The problem: Below is a block of records. Copy every line in it that contains the word "this".

--- START OF Task material ---

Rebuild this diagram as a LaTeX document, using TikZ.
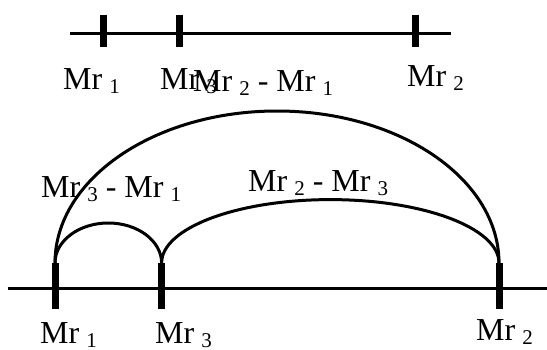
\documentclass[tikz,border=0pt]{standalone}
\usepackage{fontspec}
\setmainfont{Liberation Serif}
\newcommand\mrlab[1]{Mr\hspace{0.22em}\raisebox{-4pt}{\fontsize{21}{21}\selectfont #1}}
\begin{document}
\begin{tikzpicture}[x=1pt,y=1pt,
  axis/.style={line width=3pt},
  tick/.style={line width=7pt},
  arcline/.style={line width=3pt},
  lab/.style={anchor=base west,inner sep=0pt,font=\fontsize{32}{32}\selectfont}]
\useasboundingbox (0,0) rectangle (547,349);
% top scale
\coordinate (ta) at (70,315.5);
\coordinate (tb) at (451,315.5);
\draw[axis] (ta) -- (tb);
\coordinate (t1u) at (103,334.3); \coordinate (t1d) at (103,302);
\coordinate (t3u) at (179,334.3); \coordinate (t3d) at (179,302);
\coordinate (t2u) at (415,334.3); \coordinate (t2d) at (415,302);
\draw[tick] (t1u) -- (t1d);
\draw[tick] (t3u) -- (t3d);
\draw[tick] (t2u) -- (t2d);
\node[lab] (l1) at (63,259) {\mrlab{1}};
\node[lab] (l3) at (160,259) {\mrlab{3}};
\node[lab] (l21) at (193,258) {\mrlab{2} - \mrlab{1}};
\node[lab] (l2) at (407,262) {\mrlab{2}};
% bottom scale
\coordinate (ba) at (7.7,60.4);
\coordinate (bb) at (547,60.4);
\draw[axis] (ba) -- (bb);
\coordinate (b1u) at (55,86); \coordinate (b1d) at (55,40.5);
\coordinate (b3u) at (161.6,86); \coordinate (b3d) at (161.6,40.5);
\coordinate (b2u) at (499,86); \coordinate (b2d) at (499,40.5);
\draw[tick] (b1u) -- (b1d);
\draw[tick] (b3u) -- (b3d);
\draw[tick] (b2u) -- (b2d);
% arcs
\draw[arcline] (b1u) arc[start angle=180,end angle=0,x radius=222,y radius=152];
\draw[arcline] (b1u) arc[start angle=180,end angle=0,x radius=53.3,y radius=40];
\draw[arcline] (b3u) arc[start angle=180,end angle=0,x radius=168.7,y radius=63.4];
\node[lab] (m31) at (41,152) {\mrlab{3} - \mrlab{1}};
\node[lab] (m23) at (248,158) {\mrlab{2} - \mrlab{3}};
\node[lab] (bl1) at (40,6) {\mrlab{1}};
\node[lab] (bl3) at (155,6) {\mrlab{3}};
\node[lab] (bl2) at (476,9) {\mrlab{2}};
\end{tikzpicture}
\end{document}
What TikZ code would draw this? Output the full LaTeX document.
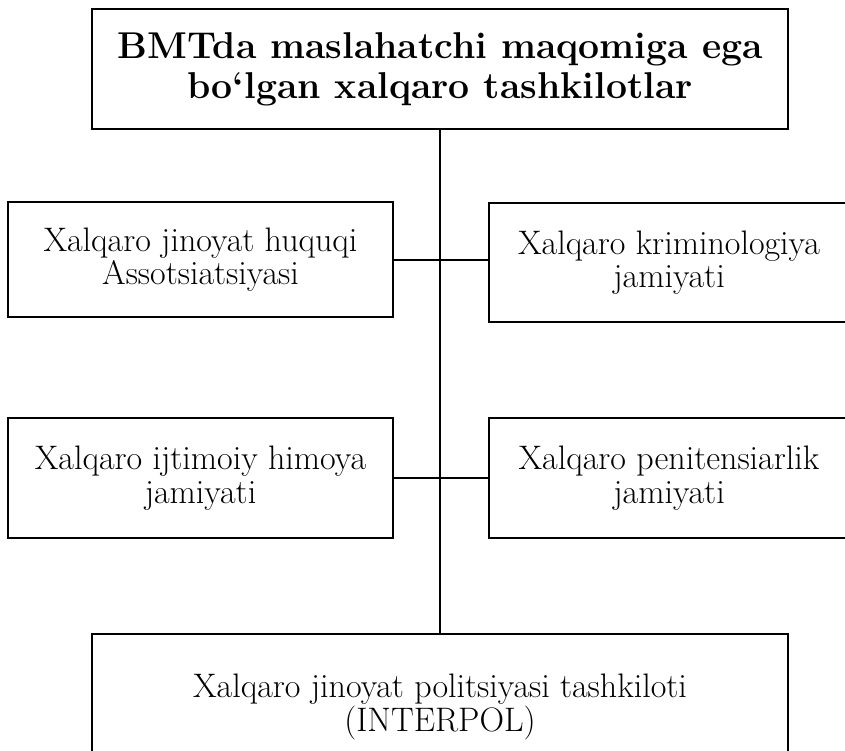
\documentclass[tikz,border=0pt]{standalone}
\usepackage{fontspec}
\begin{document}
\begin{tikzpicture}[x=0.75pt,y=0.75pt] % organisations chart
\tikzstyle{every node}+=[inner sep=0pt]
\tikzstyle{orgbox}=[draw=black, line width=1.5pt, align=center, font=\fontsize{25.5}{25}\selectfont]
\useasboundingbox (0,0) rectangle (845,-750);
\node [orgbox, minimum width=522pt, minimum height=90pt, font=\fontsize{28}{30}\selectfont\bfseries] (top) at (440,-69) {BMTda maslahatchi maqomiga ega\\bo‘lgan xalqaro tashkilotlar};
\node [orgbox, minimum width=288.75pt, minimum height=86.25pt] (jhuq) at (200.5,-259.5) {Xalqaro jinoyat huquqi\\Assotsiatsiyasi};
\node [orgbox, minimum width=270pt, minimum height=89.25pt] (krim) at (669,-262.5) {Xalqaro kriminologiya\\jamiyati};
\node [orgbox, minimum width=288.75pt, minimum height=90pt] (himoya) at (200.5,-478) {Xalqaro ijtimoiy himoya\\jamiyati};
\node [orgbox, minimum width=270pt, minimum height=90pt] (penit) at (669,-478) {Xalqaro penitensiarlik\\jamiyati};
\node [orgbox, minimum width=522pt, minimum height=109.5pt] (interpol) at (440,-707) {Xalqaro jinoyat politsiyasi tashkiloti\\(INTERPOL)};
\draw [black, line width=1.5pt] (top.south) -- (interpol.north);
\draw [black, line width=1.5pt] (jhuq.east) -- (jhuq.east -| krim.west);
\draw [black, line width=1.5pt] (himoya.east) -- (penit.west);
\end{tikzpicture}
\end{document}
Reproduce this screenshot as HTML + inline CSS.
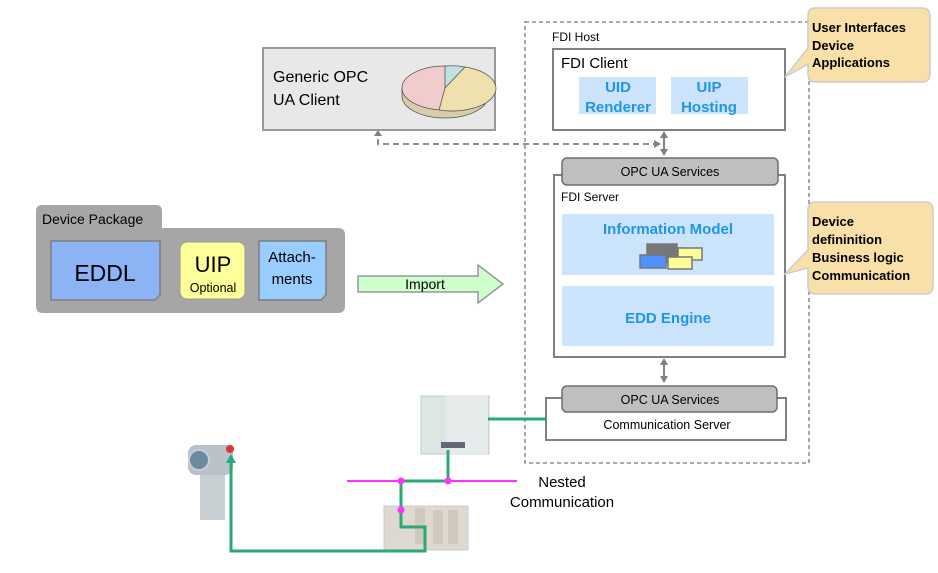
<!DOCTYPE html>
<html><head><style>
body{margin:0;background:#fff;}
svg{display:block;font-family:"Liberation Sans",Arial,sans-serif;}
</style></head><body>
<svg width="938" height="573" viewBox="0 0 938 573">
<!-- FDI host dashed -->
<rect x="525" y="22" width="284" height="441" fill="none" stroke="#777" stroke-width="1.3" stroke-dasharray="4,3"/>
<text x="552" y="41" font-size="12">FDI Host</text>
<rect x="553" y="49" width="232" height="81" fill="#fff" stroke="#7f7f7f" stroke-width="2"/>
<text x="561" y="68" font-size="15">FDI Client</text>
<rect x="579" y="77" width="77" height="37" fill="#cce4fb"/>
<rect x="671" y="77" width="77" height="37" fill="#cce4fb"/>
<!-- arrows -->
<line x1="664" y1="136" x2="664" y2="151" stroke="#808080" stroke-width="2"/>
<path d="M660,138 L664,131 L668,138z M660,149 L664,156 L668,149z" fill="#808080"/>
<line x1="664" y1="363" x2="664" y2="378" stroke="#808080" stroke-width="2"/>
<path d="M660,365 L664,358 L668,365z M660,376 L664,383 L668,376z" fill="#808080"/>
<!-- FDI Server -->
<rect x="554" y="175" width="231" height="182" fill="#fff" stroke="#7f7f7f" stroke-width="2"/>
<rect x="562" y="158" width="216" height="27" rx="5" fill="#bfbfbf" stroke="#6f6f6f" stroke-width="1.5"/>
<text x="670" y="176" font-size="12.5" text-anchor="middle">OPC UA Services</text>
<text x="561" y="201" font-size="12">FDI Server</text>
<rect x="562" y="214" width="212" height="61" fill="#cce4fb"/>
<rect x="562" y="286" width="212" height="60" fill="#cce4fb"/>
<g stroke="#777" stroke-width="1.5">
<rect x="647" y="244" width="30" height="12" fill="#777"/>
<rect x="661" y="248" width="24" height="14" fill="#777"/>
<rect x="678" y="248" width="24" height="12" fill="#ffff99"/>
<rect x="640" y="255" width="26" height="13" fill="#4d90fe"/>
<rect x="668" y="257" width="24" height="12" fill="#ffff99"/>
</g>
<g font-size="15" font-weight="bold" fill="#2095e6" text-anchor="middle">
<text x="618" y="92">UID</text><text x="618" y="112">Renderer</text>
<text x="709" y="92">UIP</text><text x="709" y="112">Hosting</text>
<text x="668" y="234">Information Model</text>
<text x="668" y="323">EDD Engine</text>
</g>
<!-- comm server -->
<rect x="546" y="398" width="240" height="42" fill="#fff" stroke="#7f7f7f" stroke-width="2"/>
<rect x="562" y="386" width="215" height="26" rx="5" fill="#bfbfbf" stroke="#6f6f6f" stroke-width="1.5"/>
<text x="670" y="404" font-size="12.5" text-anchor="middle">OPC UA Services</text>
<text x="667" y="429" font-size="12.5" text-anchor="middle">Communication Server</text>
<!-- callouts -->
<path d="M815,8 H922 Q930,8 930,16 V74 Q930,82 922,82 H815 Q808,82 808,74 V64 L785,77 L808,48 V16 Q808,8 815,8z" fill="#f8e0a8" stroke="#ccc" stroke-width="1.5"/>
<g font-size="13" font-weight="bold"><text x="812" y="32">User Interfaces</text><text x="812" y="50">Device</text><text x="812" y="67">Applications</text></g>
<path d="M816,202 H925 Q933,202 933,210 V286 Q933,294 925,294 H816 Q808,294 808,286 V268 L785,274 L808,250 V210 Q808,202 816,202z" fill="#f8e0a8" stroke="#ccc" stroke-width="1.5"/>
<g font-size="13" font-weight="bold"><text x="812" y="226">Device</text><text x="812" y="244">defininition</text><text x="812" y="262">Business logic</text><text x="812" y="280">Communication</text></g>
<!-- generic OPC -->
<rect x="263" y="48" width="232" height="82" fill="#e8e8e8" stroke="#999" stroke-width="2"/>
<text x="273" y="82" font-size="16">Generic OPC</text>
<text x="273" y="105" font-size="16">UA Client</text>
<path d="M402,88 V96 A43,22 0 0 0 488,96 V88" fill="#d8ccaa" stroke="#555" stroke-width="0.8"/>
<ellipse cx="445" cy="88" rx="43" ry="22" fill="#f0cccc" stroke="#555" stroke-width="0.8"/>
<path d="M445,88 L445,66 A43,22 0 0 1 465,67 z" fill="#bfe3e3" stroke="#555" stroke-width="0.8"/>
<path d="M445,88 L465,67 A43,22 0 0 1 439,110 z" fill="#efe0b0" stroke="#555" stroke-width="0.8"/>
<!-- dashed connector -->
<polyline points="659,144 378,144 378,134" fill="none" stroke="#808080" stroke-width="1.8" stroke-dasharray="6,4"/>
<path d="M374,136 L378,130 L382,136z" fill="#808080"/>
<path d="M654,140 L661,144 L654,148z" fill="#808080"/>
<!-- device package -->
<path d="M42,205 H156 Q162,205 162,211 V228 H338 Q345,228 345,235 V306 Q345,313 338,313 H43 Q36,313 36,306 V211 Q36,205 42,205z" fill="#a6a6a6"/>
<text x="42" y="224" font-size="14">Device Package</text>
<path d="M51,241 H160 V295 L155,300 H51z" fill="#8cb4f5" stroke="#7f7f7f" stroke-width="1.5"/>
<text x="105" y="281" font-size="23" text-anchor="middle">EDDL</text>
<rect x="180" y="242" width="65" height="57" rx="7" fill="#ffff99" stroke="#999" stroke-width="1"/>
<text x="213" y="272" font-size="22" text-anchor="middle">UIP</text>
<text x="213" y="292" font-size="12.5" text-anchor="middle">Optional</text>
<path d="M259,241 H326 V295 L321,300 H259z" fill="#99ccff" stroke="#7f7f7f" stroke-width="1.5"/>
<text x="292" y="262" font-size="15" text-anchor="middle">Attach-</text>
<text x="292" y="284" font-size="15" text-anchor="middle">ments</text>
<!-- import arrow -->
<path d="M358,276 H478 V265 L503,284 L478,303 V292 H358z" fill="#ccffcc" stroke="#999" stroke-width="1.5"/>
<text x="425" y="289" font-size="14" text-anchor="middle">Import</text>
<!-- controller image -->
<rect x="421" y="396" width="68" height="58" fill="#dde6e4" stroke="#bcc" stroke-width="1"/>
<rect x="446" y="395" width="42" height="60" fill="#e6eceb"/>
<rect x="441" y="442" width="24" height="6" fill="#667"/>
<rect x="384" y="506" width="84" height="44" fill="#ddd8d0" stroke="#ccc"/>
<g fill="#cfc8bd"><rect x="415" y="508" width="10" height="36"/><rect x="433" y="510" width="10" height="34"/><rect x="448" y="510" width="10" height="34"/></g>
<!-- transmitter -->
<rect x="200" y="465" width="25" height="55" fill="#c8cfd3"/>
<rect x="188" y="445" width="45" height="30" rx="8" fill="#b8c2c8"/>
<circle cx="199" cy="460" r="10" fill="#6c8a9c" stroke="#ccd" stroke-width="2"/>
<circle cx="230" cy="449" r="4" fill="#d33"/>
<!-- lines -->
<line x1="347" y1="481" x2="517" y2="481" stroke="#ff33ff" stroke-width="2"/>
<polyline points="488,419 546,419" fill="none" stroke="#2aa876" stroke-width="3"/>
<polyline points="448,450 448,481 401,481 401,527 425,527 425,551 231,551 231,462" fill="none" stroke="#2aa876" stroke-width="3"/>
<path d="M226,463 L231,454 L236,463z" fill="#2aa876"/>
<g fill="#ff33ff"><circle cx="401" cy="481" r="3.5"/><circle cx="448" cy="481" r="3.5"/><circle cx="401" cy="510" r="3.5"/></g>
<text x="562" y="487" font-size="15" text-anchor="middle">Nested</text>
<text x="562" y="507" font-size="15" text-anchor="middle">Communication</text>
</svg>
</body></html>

--- END OF Task material ---

Full response:
Rebuild this diagram as a LaTeX document, using TikZ.
What TikZ code would draw this? Output the full LaTeX document.
Reproduce this screenshot as HTML + inline CSS.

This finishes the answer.